11.2 Discovery of the parts of the atom: electrons and nuclei  (Page 4/7)

Alpha particles were known to be the doubly charged positive nuclei of helium atoms that had kinetic energies on the order of $\text{5 MeV}$ when emitted in nuclear decay, which is the disintegration of the nucleus of an unstable nuclide by the spontaneous emission of charged particles. These particles interact with matter mostly via the Coulomb force, and the manner in which they scatter from nuclei can reveal nuclear size and mass. This is analogous to observing how a bowling ball is scattered by an object you cannot see directly. Because the alpha particle’s energy is so large compared with the typical energies associated with atoms ( $\text{MeV}$ versus $\text{eV}$ ), you would expect the alpha particles to simply crash through a thin foil much like a supersonic bowling ball would crash through a few dozen rows of bowling pins. Thomson had envisioned the atom to be a small sphere in which equal amounts of positive and negative charge were distributed evenly. The incident massive alpha particles would suffer only small deflections in such a model. Instead, Rutherford and his collaborators found that alpha particles occasionally were scattered to large angles, some even back in the direction from which they came! Detailed analysis using conservation of momentum and energy—particularly of the small number that came straight back—implied that gold nuclei are very small compared with the size of a gold atom, contain almost all of the atom’s mass, and are tightly bound. Since the gold nucleus is several times more massive than the alpha particle, a head-on collision would scatter the alpha particle straight back toward the source. In addition, the smaller the nucleus, the fewer alpha particles that would hit one head on.
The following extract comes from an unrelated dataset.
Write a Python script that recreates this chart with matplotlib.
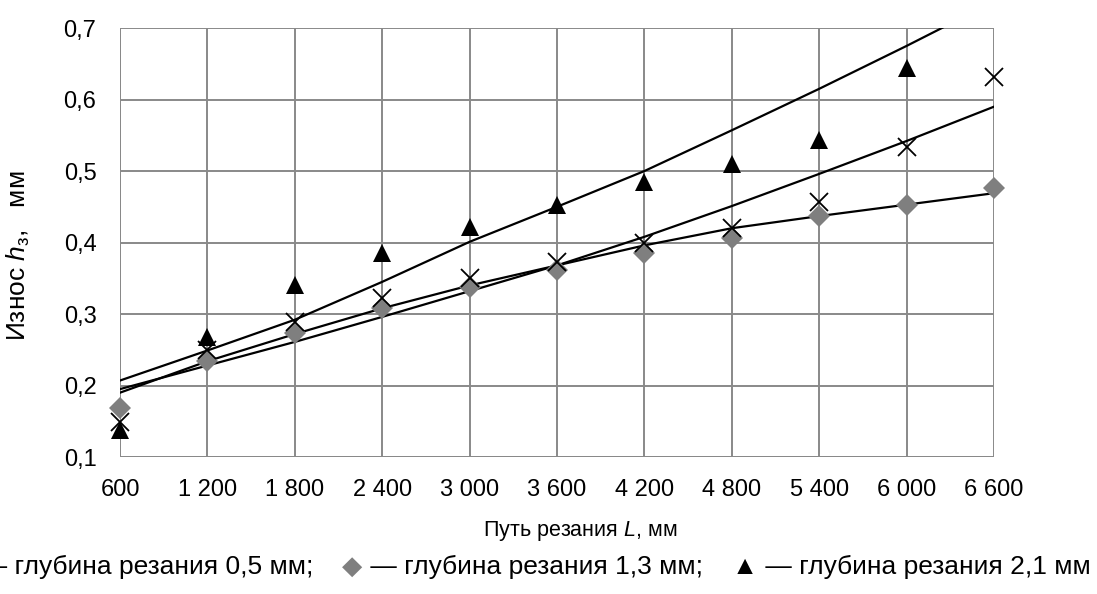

Although the results of the experiment were published by his colleagues in 1909, it took Rutherford two years to convince himself of their meaning. Like Thomson before him, Rutherford was reluctant to accept such radical results. Nature on a small scale is so unlike our classical world that even those at the forefront of discovery are sometimes surprised. Rutherford later wrote: “It was almost as incredible as if you fired a 15-inch shell at a piece of tissue paper and it came back and hit you. On consideration, I realized that this scattering backwards ... [meant] ... the greatest part of the mass of the atom was concentrated in a tiny nucleus.” In 1911, Rutherford published his analysis together with a proposed model of the atom. The size of the nucleus was determined to be about ${\text{10}}^{-\text{15}}\text{m}$ , or 100,000 times smaller than the atom. This implies a huge density, on the order of ${\text{10}}^{\text{15}}{\text{g/cm}}^3$ , vastly unlike any macroscopic matter. Also implied is the existence of previously unknown nuclear forces to counteract the huge repulsive Coulomb forces among the positive charges in the nucleus. Huge forces would also be consistent with the large energies emitted in nuclear radiation.